A wide coalition of parties came together in agreement surrounding a new tax reform supposed to ensure Denmark reaches its future emissions goals. The country has pledged to cut emissions by 70 percent by 2030.
As part of the deal, the business community will receive a total of 6 billion kroner between 2021 and 2025 to support their green transition.
No CO2 tax … yet
The tax reform will be implemented across two phases, beginning with an increase in the energy tax of 6 kroner per gigajoule in 2023, with taxes differentiated according to fuel type.
Then in 2025, exempt industries – including agriculture and horticulture – will also become subject to the taxation.
A key part of the agreement is that no tax on CO2 emissions has been agreed. Instead, as a compromise between parties across the political spectrum, the agreement dictates that a group of experts will look into the possibilities of introducing a tax in the future.

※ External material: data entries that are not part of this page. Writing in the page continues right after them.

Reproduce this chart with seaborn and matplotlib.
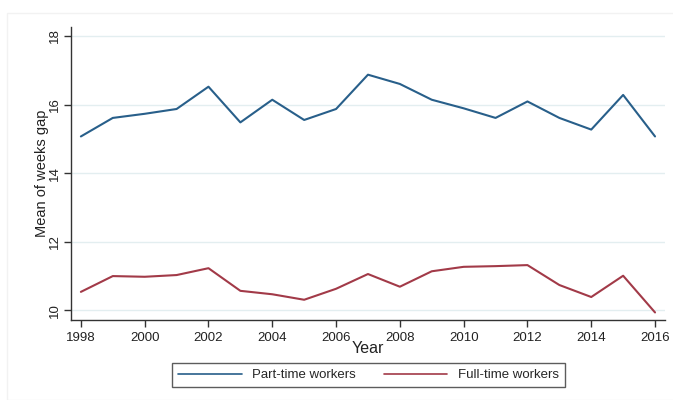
import numpy as np
import pandas as pd
import matplotlib.pyplot as plt
import seaborn as sns
from matplotlib.patches import Rectangle

# Data
years = list(range(1998, 2017))
part_time = [15.07, 15.61, 15.73, 15.87, 16.52, 15.48, 16.14, 15.55, 15.87, 16.87,
             16.60, 16.14, 15.89, 15.61, 16.09, 15.61, 15.27, 16.28, 15.07]
full_time = [10.54, 11.00, 10.98, 11.03, 11.23, 10.57, 10.47, 10.31, 10.63, 11.06,
             10.69, 11.14, 11.27, 11.29, 11.32, 10.74, 10.39, 11.01, 9.94]
series_names = ["Part-time workers", "Full-time workers"]
colors = ["#285f8a", "#a23a48"]

df = pd.DataFrame({
    "Year": years * 2,
    "gap": part_time + full_time,
    "group": [series_names[0]] * len(years) + [series_names[1]] * len(years),
})

sns.set_style("ticks")
plt.rcParams["font.family"] = ["Liberation Sans", "DejaVu Sans"]

fig = plt.figure(figsize=(6.73, 4.0), dpi=100)
ax = fig.add_axes([0.1055, 0.2, 0.8825, 0.7325])

# faint outer graph region border (Stata style)
fig.patches.append(Rectangle((7 / 673, 0.0), 1.0, 1 - 13 / 400, transform=fig.transFigure,
                             fill=False, edgecolor="#f2f2f2", linewidth=1.0))

sns.lineplot(data=df, x="Year", y="gap", hue="group", hue_order=series_names,
             palette=colors, linewidth=1.5, ax=ax, legend=False)

ax.set_xlim(1997.69, 2016.31)
ax.set_ylim(9.72, 18.26)
ax.set_xticks(range(1998, 2017, 2))
ax.set_yticks([10, 12, 14, 16, 18])
ax.grid(axis="y", color="#e3eef0", linewidth=1.0)
ax.set_axisbelow(True)

for side in ["top", "right"]:
    ax.spines[side].set_visible(False)
for side in ["left", "bottom"]:
    ax.spines[side].set_color("#333333")
    ax.spines[side].set_linewidth(1.0)

ax.tick_params(axis="both", direction="out", length=5, width=1.0, color="#333333",
               labelsize=9.5, labelcolor="#222222")
ax.tick_params(axis="y", pad=2.5)
plt.setp(ax.get_yticklabels(), rotation=90, va="center")

ax.set_xlabel("Year", fontsize=11.5, color="#222222", labelpad=-2)
ax.set_ylabel("Mean of weeks gap", fontsize=10.5, color="#222222", labelpad=0)

handles = [plt.Line2D([], [], color=c, linewidth=1.2) for c in colors]
leg = fig.legend(handles, series_names, loc="center", bbox_to_anchor=(0.5475, 0.0625),
                 ncol=2, fontsize=9.5, handlelength=4.8, handletextpad=0.8,
                 columnspacing=2.1, frameon=True, fancybox=False, borderpad=0.45)
leg.get_frame().set_edgecolor("#333333")
leg.get_frame().set_linewidth(1.0)

fig.savefig("out.png", dpi=100)
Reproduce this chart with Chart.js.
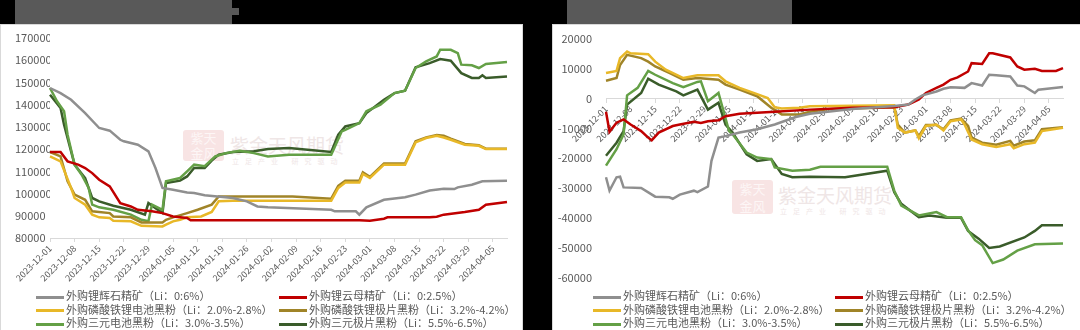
<!DOCTYPE html>
<html>
<head>
<meta charset="utf-8">
<script src="https://cdn.jsdelivr.net/npm/chart.js@4.4.1/dist/chart.umd.min.js"></script>
<style>
    body { margin: 0; width: 1080px; height: 330px; background: #000; position: relative; overflow: hidden;
           font-family: "Noto Sans CJK SC", "Noto Sans", sans-serif; }
    .bar { position: absolute; background: #595959; }
    .panel { position: absolute; background: #fff; border: 1px solid #d9d9d9; box-sizing: border-box; }
    .box { position: absolute; }
    .wm { position: absolute; color: #efe6e6; white-space: nowrap; }
    .seal { position: absolute; background: #f8e4e4; border-radius: 3px; color: #fdf6f6; font-size: 13px;
            line-height: 15px; text-align: center; }
    .item { position: absolute; white-space: nowrap; font-size: 11px; line-height: 13px; color: #595959; }
    .sw { display: inline-block; width: 28px; height: 3px; vertical-align: middle; margin-right: 2px; }
</style>
</head>
<body>
<div class="bar" style="left:15px;top:0;width:217px;height:24px"></div>
<div class="bar" style="left:232px;top:8px;width:7px;height:7px"></div>
<div class="bar" style="left:567px;top:0;width:225px;height:24px"></div>
<div class="panel" style="left:0;top:24px;width:523px;height:310px"></div>
<div class="panel" style="left:552px;top:24px;width:530px;height:310px"></div>

<div class="seal" style="left:183px;top:130px;width:41px;height:31px">紫天<br>金风</div>
<div class="wm" style="left:230px;top:131px;font-size:19px">紫金天风期货</div>
<div class="wm" style="left:232px;top:156px;font-size:7px;letter-spacing:6px">立足产业 研究驱动</div>
<div class="seal" style="left:732px;top:180px;width:41px;height:34px;line-height:17px">紫天<br>金风</div>
<div class="wm" style="left:778px;top:181px;font-size:19px">紫金天风期货</div>
<div class="wm" style="left:780px;top:206px;font-size:7px;letter-spacing:6px">立足产业 研究驱动</div>

<div class="box" style="left:0;top:24px;width:523px;height:266px"><canvas id="price" width="523" height="266"></canvas></div>
<div class="box" style="left:552px;top:24px;width:528px;height:266px"><canvas id="spread" width="528" height="266"></canvas></div>
<div id="legend-price"></div>
<div id="legend-spread"></div>

<script>
// category axis: every calendar day 2023-12-01 .. 2024-04-09
const days = [];
for (let t = Date.UTC(2023, 11, 1); t <= Date.UTC(2024, 3, 9); t += 86400000) {
    days.push(new Date(t).toISOString().slice(0, 10));
}

const names = [
    '外购锂辉石精矿（Li：0:6%）',
    '外购锂云母精矿（Li：0:2.5%）',
    '外购磷酸铁锂电池黑粉（Li：2.0%-2.8%）',
    '外购磷酸铁锂极片黑粉（Li：3.2%-4.2%）',
    '外购三元电池黑粉（Li：3.0%-3.5%）',
    '外购三元极片黑粉（Li：5.5%-6.5%）',
];
const colors = ['#8f8f8f', '#c00000', '#e8b828', '#a08428', '#64a046', '#3a5c2a'];

// left chart: prices (yuan/t), [MM-DD, value]
const spodPrice = [['12-01',147500],['12-04',145200],['12-07',142200],['12-11',136200],['12-15',129500],['12-18',128300],
    ['12-21',124200],['12-22',123500],['12-26',122000],['12-29',119000],['12-31',111500],['01-02',102500],['01-05',101700],
    ['01-09',100500],['01-11',100200],['01-14',99200],['01-22',98000],['01-26',96500],['01-29',94200],['02-01',93800],
    ['02-19',92700],['02-20',92000],['02-26',92000],['02-27',90500],['02-29',93800],['03-05',97200],['03-11',98300],
    ['03-14',99500],['03-18',101400],['03-22',102200],['03-25',102000],['03-26',102800],['03-30',104000],['04-02',105500],
    ['04-09',105800]];
const lepiPrice = [['12-01',118700],['12-04',118700],['12-06',114500],['12-09',113000],['12-11',111500],['12-13',109200],
    ['12-15',106200],['12-18',103200],['12-21',95700],['12-24',94200],['12-26',92700],['12-30',92000],['01-02',91200],
    ['01-05',89700],['01-09',89000],['01-10',88000],['02-27',88000],['03-01',87800],['03-05',88700],['03-06',89300],
    ['03-18',89300],['03-20',89600],['03-22',90500],['03-28',91700],['04-01',92700],['04-03',95000],['04-09',96200]];
const lfpCellPrice = [['12-01',116700],['12-04',114500],['12-07',102500],['12-08',98000],['12-11',95000],['12-13',90500],
    ['12-15',89300],['12-18',89000],['12-19',87800],['12-24',87500],['12-27',85500],['01-02',85200],['01-03',86000],
    ['01-05',87500],['01-07',88200],['01-09',89300],['01-13',89700],['01-16',91700],['01-18',96500],['01-22',96800],
    ['02-19',96800],['02-21',102500],['02-23',105000],['02-27',105000],['02-28',108800],['03-01',107000],['03-05',113000],
    ['03-11',113000],['03-14',123000],['03-17',125000],['03-20',126000],['03-22',125200],['03-24',124200],['03-28',122000],
    ['04-01',121500],['04-03',120000],['04-09',120000]];
const lfpSheetPrice = [['12-01',118700],['12-04',116700],['12-06',105500],['12-08',99500],['12-11',97200],['12-13',92000],
    ['12-18',91200],['12-19',89700],['12-24',89300],['12-27',87000],['01-02',87000],['01-03',88200],['01-05',89300],
    ['01-09',91200],['01-12',92700],['01-16',95000],['01-18',98700],['02-08',98700],['02-19',97700],['02-21',103500],
    ['02-23',105800],['02-27',105800],['02-28',109500],['03-01',107500],['03-05',113500],['03-11',113500],['03-14',123500],
    ['03-17',125300],['03-20',126300],['03-22',126000],['03-24',124700],['03-28',122300],['04-01',121700],['04-03',120200],
    ['04-09',120200]];
const ncmCellPrice = [['12-01',147500],['12-03',141500],['12-05',137000],['12-06',126500],['12-08',113000],['12-10',108500],
    ['12-12',102500],['12-13',95000],['12-15',93800],['12-19',92700],['12-24',90500],['12-27',88200],['12-29',87500],
    ['12-30',95000],['01-02',92700],['01-03',105500],['01-07',107000],['01-09',110000],['01-11',113000],['01-14',112300],
    ['01-17',116700],['01-20',118200],['01-24',119300],['01-28',118200],['02-01',116700],['02-07',117500],['02-19',117500],
    ['02-22',128000],['02-23',128700],['02-27',131700],['02-29',137000],['03-04',140000],['03-08',145200],['03-11',146300],
    ['03-14',156500],['03-17',159500],['03-20',161700],['03-21',164700],['03-24',164700],['03-26',163200],['03-27',158000],
    ['03-30',157700],['04-01',156500],['04-03',158300],['04-09',159200]];
const ncmSheetPrice = [['12-01',144500],['12-04',138500],['12-05',131000],['12-07',119000],['12-08',113000],['12-11',107000],
    ['12-13',98000],['12-15',96500],['12-19',94500],['12-24',92700],['12-28',90500],['12-29',95700],['01-02',91200],
    ['01-03',104700],['01-07',105800],['01-09',107700],['01-11',111500],['01-14',111500],['01-16',114800],['01-18',117500],
    ['01-22',118700],['01-28',119000],['02-01',120000],['02-07',120500],['02-19',118700],['02-21',126500],['02-23',130200],
    ['02-27',131700],['02-29',136200],['03-05',142200],['03-08',145200],['03-11',146300],['03-14',156800],['03-18',158700],
    ['03-21',160500],['03-24',159800],['03-27',154200],['03-30',152000],['04-01',152000],['04-02',153200],['04-03',152000],
    ['04-09',152700]];

// right chart: spreads (yuan/t), [MM-DD, value]
const spodSpread = [['12-01',-26400],['12-02',-30900],['12-04',-26400],['12-05',-26200],['12-06',-29800],['12-11',-30000],
    ['12-15',-32900],['12-19',-33100],['12-20',-33600],['12-22',-32200],['12-26',-30900],['12-27',-31400],['12-30',-29500],
    ['12-31',-20900],['01-02',-13100],['01-04',-12600],['01-08',-11400],['01-13',-10300],['01-18',-8700],['01-24',-6200],
    ['01-28',-5100],['02-09',-3500],['02-21',-2500],['02-25',-2000],['02-27',-300],['02-29',1100],['03-04',2400],
    ['03-06',3300],['03-08',3800],['03-12',3600],['03-14',5200],['03-17',4400],['03-19',8000],['03-21',7800],
    ['03-25',7400],['03-27',4400],['03-29',4100],['04-01',1900],['04-02',3000],['04-09',3900]];
const lepiSpread = [['12-01',-4400],['12-02',-11100],['12-04',-8100],['12-06',-7000],['12-08',-8700],['12-11',-10900],
    ['12-13',-13100],['12-14',-14000],['12-16',-11400],['12-20',-9200],['12-22',-8700],['12-26',-7800],['12-28',-8200],
    ['12-30',-7600],['01-02',-7300],['01-04',-5900],['01-08',-5100],['01-18',-4400],['01-28',-3700],['02-09',-3100],
    ['02-21',-2900],['02-25',-2000],['02-28',-300],['03-01',1900],['03-04',3600],['03-06',4700],['03-08',6300],
    ['03-10',7100],['03-13',9100],['03-14',11900],['03-17',11600],['03-19',15200],['03-20',15200],['03-25',13800],
    ['03-27',10800],['03-29',9700],['04-01',10000],['04-03',9300],['04-07',9300],['04-09',10200]];
const lfpCellSpread = [['12-01',8600],['12-04',9300],['12-05',13600],['12-07',15800],['12-08',15200],['12-13',14900],
    ['12-15',12400],['12-18',9700],['12-23',6900],['12-27',7800],['01-02',7800],['01-04',5800],['01-08',3600],
    ['01-12',1900],['01-16',200],['01-18',-2900],['01-20',-3300],['01-25',-3100],['01-28',-2600],['02-21',-2200],
    ['02-22',-9800],['02-24',-11400],['02-27',-10700],['02-28',-13300],['03-01',-9200],['03-04',-8700],['03-06',-10700],
    ['03-08',-7600],['03-11',-7000],['03-12',-8700],['03-14',-13700],['03-17',-15300],['03-21',-16200],['03-25',-15300],
    ['03-26',-16700],['03-29',-15300],['04-01',-14800],['04-03',-10900],['04-09',-9800]];
const lfpSheetSpread = [['12-01',6000],['12-04',6900],['12-05',11300],['12-07',14700],['12-11',13600],['12-13',12400],
    ['12-15',10800],['12-19',8600],['12-23',6300],['12-27',6900],['01-02',6300],['01-04',4700],['01-08',3000],
    ['01-13',800],['01-17',-3100],['01-20',-5300],['01-25',-5300],['01-28',-4400],['02-02',-3600],['02-21',-2900],
    ['02-22',-8700],['02-24',-11400],['02-27',-10700],['02-28',-12600],['03-01',-8900],['03-04',-8900],['03-06',-10300],
    ['03-08',-7300],['03-11',-6700],['03-13',-9200],['03-14',-13100],['03-17',-14800],['03-21',-15500],['03-25',-14200],
    ['03-26',-15800],['03-29',-14400],['04-01',-14000],['04-03',-10300],['04-09',-9600]];
const ncmCellSpread = [['12-01',-22500],['12-04',-17000],['12-06',-12000],['12-07',1100],['12-10',3600],['12-13',9300],
    ['12-15',8000],['12-20',5200],['12-23',3800],['12-27',5600],['12-28',5800],['12-30',-900],['01-02',1900],
    ['01-05',-10900],['01-06',-12000],['01-10',-18100],['01-13',-19800],['01-17',-20300],['01-18',-23100],['01-23',-24200],
    ['01-28',-23900],['01-31',-22900],['02-19',-22900],['02-21',-30900],['02-23',-35900],['02-28',-39200],['03-04',-38100],
    ['03-07',-39800],['03-11',-39800],['03-13',-44200],['03-15',-47500],['03-17',-49200],['03-20',-55200],['03-23',-54000],
    ['03-27',-51000],['04-01',-48900],['04-09',-48600]];
const ncmSheetSpread = [['12-01',-19200],['12-04',-14800],['12-06',-10900],['12-07',-2000],['12-11',1900],['12-13',6700],
    ['12-16',4700],['12-21',2400],['12-23',1100],['12-27',3000],['12-30',-3700],['01-02',-1400],['01-04',-8700],
    ['01-06',-11400],['01-10',-18700],['01-13',-20900],['01-17',-20300],['01-20',-25300],['01-23',-26400],['01-28',-26200],
    ['02-07',-26400],['02-19',-24200],['02-21',-31400],['02-23',-35300],['02-28',-39800],['03-02',-39200],['03-07',-40000],
    ['03-11',-40000],['03-13',-44400],['03-16',-47000],['03-19',-50100],['03-22',-49600],['03-29',-46600],['04-01',-44400],
    ['04-03',-42500],['04-09',-42500]];

const toPoints = (arr) => arr.map(([md, y]) => ({ x: (md.startsWith('12') ? '2023-' : '2024-') + md, y }));

const makeDatasets = (series) => series.map((s, i) => ({
    label: names[i],
    data: toPoints(s),
    borderColor: colors[i],
    backgroundColor: colors[i],
    borderWidth: 2.5,
    pointRadius: 0,
    tension: 0,
    fill: false,
}));

const tickFont = { family: '"Noto Sans CJK SC", "Noto Sans", sans-serif', size: 11 };

const xAxis = (position) => ({
    type: 'category',
    position,
    offset: false,
    afterBuildTicks: (scale) => { scale.ticks = scale.ticks.filter((t) => t.value % 7 === 0); },
    ticks: { autoSkip: false, minRotation: 45, maxRotation: 45, color: '#595959', font: { ...tickFont, size: 9 }, padding: 1 },
    grid: { display: true, drawOnChartArea: false, drawTicks: true, tickLength: 4, color: '#d9d9d9' },
    border: { display: true, color: '#d9d9d9' },
});

// price chart
new Chart(document.getElementById('price').getContext('2d'), {
    type: 'line',
    data: { labels: days, datasets: makeDatasets([spodPrice, lepiPrice, lfpCellPrice, lfpSheetPrice, ncmCellPrice, ncmSheetPrice]) },
    options: {
        responsive: false,
        animation: false,
        layout: { padding: { left: 15, top: 14, right: 16, bottom: 0 } },
        plugins: { legend: { display: false }, tooltip: { enabled: false } },
        scales: {
            x: { ...xAxis('bottom'), afterFit: (s) => { s.height = 52; } },
            y: {
                min: 80000, max: 170000,
                ticks: { stepSize: 10000, color: '#595959', font: tickFont, crossAlign: 'far', callback: (v) => String(v) },
                grid: { display: false },
                border: { display: false },
                afterFit: (s) => { s.width = 35; },
            },
        },
    },
});

// spread chart
new Chart(document.getElementById('spread').getContext('2d'), {
    type: 'line',
    data: { labels: days, datasets: makeDatasets([spodSpread, lepiSpread, lfpCellSpread, lfpSheetSpread, ncmCellSpread, ncmSheetSpread]) },
    options: {
        responsive: false,
        animation: false,
        layout: { padding: { left: 0, top: 15, right: 17, bottom: 9 } },
        plugins: { legend: { display: false }, tooltip: { enabled: false } },
        scales: {
            x: xAxis({ y: 0 }),
            y: {
                min: -60000, max: 20000,
                ticks: { stepSize: 10000, color: '#595959', font: tickFont, padding: 6, callback: (v) => String(v) },
                grid: { display: false },
                border: { display: false },
                afterFit: (s) => { s.width = 54; },
            },
        },
    },
});

// html legends, two columns x three rows
const buildLegend = (id, col1, col2) => {
    const el = document.getElementById(id);
    names.forEach((n, i) => {
        const item = document.createElement('div');
        item.className = 'item';
        item.style.left = (i % 2 === 0 ? col1 : col2) + 'px';
        item.style.top = (289 + Math.floor(i / 2) * 13.5) + 'px';
        item.innerHTML = `<span class="sw" style="background:${colors[i]}"></span>${n}`;
        el.appendChild(item);
    });
};
buildLegend('legend-price', 36, 279);
buildLegend('legend-spread', 593, 835);
</script>
</body>
</html>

The findings from the group are set be submitted at the end of 2021 and again in mid-2022. After that, the prospect of a CO2 tax will again be discussed.
Enhedslisten not impressed
One party that did not sign up to the agreement is Enhedslisten – one of the government’s support parties. The decision to omit any concrete promises of a CO2 tax was disappointing to the climatically-inclined party.
“I am deeply disappointed that the parties signed to the Climate Act have decided to put the CO2 tax in a jam-jar and postpone such an important climate decision – perhaps even until the next election period,” said Mai Villadsen, the climate spokesperson for Enhedslisten.
It is the first time in this parliamentary cycle that Enhedslisten has diverged from the government on a major green deal. With significant green deals still to come, TV2 analyst Hans Redder predicts that the disagreements within the ‘red bloc’ have only just begun.